Over 2013-2016 China has added a total of 200GW of new, effectively idle coal fired power generation, a 6.0% annual expansion to reach an estimated 982GW of installed coal fired powered capacity by December 2016.


The consequence has been a collapse to a record low 47.5% capacity utilisation rate for the coal-fired power sector in 2016, down from a near term peak of 79% capacity utilization as recently as 2011.


This consequence of this has been the construction of an unexpected US$200bn of stranded assets, with thermal efficiency and economic returns dramatically below those anticipated at the time planning was commenced.


China’s move from a 330 days per year of coal mining to 276 days in May 2016, followed by a retraction in October 2016, caused havoc in the seaborne coal market.


China’s net coal imports in 2016 were 255Mt, down 72Mt net on the 327Mt peak reached in 2013. This reflects an 11% decline in 2014 and then -31% in 2015, followed by a short term policy-induced recovery of +26% in 2016.


The move to restrict coal mining to 276 days was instigated to cut production and tighten pricing, to prevent a similar financial collapse of Chinese coal firms following Peabody Energy US’s move into Chapter 11 in April 2016. This saw spot thermal coal prices more than double from US$50/t in January 2016 to US$114/t by November 2016, before retracting to US$80/t today. The forward market shows price expectations moderating to US$71/t out to 2020-22.


Decoupling electricity from growth

China reported 5.6% annual electricity consumption growth in 2016, above the three-year average growth of 4.3% p.a.

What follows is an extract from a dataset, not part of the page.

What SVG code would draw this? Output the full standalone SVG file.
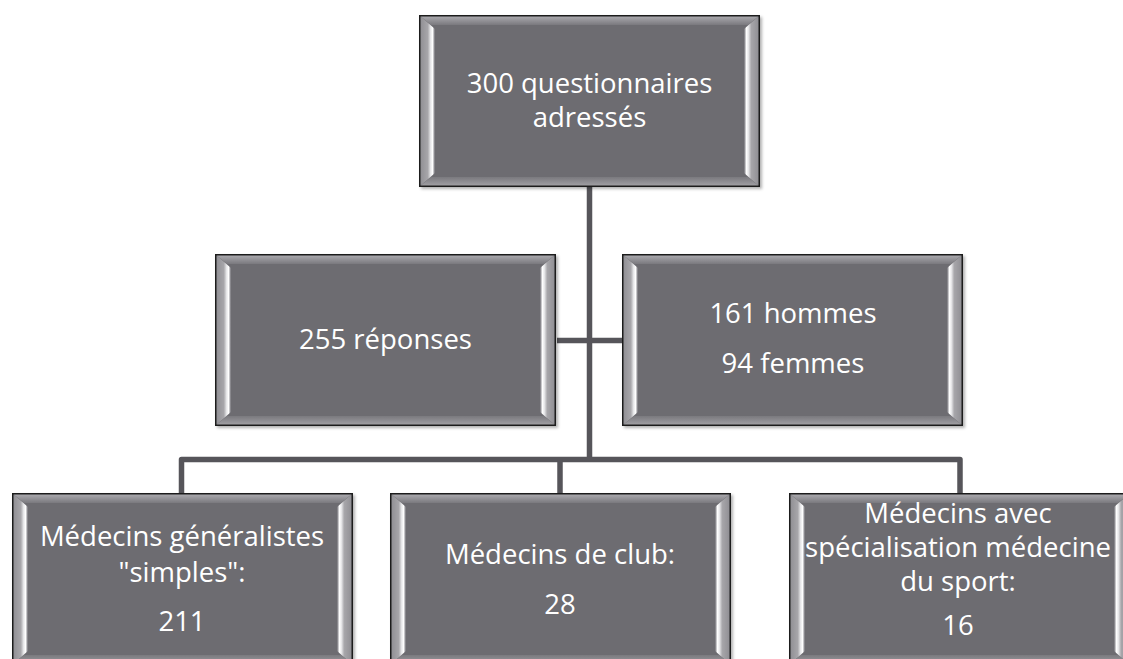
<svg xmlns="http://www.w3.org/2000/svg" xmlns:xlink="http://www.w3.org/1999/xlink" width="1123" height="659" viewBox="0 0 1123 659">
  <style>
    .lbl { font-family: "Open Sans", "Liberation Sans", sans-serif; font-size: 27.5px; fill: #ffffff; text-anchor: middle; }
    .conn { fill: none; stroke: #56555a; stroke-width: 5.5; stroke-linejoin: round; }
  </style>
  <defs>
    <linearGradient id="gTop" x1="0" y1="0" x2="0" y2="1">
      <stop offset="0" stop-color="#b2b1b5"/>
      <stop offset="1" stop-color="#7a797e"/>
    </linearGradient>
    <linearGradient id="gBot" x1="0" y1="0" x2="0" y2="1">
      <stop offset="0" stop-color="#7a797e"/>
      <stop offset="1" stop-color="#a6a5a9"/>
    </linearGradient>
    <linearGradient id="gLeft" x1="0" y1="0" x2="1" y2="0">
      <stop offset="0" stop-color="#8c8b90"/>
      <stop offset="0.55" stop-color="#a7a6aa"/>
      <stop offset="0.72" stop-color="#e6e6e8"/>
      <stop offset="0.85" stop-color="#ffffff"/>
      <stop offset="0.95" stop-color="#9a999e"/>
      <stop offset="1" stop-color="#6d6c71"/>
    </linearGradient>
    <linearGradient id="gRight" x1="1" y1="0" x2="0" y2="0">
      <stop offset="0" stop-color="#8c8b90"/>
      <stop offset="0.55" stop-color="#a7a6aa"/>
      <stop offset="0.72" stop-color="#e6e6e8"/>
      <stop offset="0.85" stop-color="#ffffff"/>
      <stop offset="0.95" stop-color="#9a999e"/>
      <stop offset="1" stop-color="#6d6c71"/>
    </linearGradient>
    <filter id="shadow" x="-5%" y="-5%" width="115%" height="115%">
      <feDropShadow dx="2" dy="2" stdDeviation="1.5" flood-color="#000" flood-opacity="0.3"/>
    </filter>
    <g id="box">
      <rect x="0" y="0" width="341" height="172" fill="#6d6c71"/>
      <polygon points="0,0 341,0 329,10 12,10" fill="url(#gTop)"/>
      <polygon points="0,172 341,172 329,162 12,162" fill="url(#gBot)"/>
      <polygon points="0,0 16,14 16,158 0,172" fill="url(#gLeft)"/>
      <polygon points="341,0 325,14 325,158 341,172" fill="url(#gRight)"/>
      <rect x="0.75" y="0.75" width="339.5" height="170.5" fill="none" stroke="#1c1c1e" stroke-width="1.5"/>
    </g>
  </defs>

  <rect x="0" y="0" width="1123" height="659" fill="#ffffff"/>

  <g id="connectors">
    <path class="conn" d="M589.5 187 V459.5"/>
    <path class="conn" d="M557 340.5 H623"/>
    <path class="conn" d="M181.5 493 V459.5 H960 V493"/>
    <path class="conn" d="M560 459.5 V493"/>
  </g>

  <g id="node-questionnaires">
    <use xlink:href="#box" href="#box" transform="translate(419,15)" filter="url(#shadow)"/>
    <text class="lbl" x="589.5" y="93">300 questionnaires</text>
    <text class="lbl" x="589.5" y="127">adressés</text>
  </g>

  <g id="node-reponses">
    <use xlink:href="#box" href="#box" transform="translate(215,254)" filter="url(#shadow)"/>
    <text class="lbl" x="385.5" y="349">255 réponses</text>
  </g>

  <g id="node-sexe">
    <use xlink:href="#box" href="#box" transform="translate(622,254)" filter="url(#shadow)"/>
    <text class="lbl" x="793" y="323">161 hommes</text>
    <text class="lbl" x="793" y="373">94 femmes</text>
  </g>

  <g id="node-generalistes">
    <use xlink:href="#box" href="#box" transform="translate(12,493)" filter="url(#shadow)"/>
    <text class="lbl" x="182" y="546">Médecins généralistes</text>
    <text class="lbl" x="182" y="582">"simples":</text>
    <text class="lbl" x="182" y="631">211</text>
  </g>

  <g id="node-club">
    <use xlink:href="#box" href="#box" transform="translate(390,493)" filter="url(#shadow)"/>
    <text class="lbl" x="560" y="564">Médecins de club:</text>
    <text class="lbl" x="560" y="614">28</text>
  </g>

  <g id="node-sport">
    <use xlink:href="#box" href="#box" transform="translate(789,493)" filter="url(#shadow)"/>
    <text class="lbl" x="958" y="523">Médecins avec</text>
    <text class="lbl" x="958" y="557">spécialisation médecine</text>
    <text class="lbl" x="958" y="591">du sport:</text>
    <text class="lbl" x="958" y="635">16</text>
  </g>
</svg>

Electricity demand is tracking at 0.6 times the three year average of 7.0% p.a. GDP growth, a significant step down from the 1.0x GDP growth reported over the preceding decade.


However, the decoupling of total energy consumption from economic activity is clear. Total 2016 energy consumption grew just 1.4% versus 6.7% GDP growth.


Energy demand has decoupled from economic activity, at a time when economic activity has materially slowed on the 10% annual growth reported in the decade to 2013.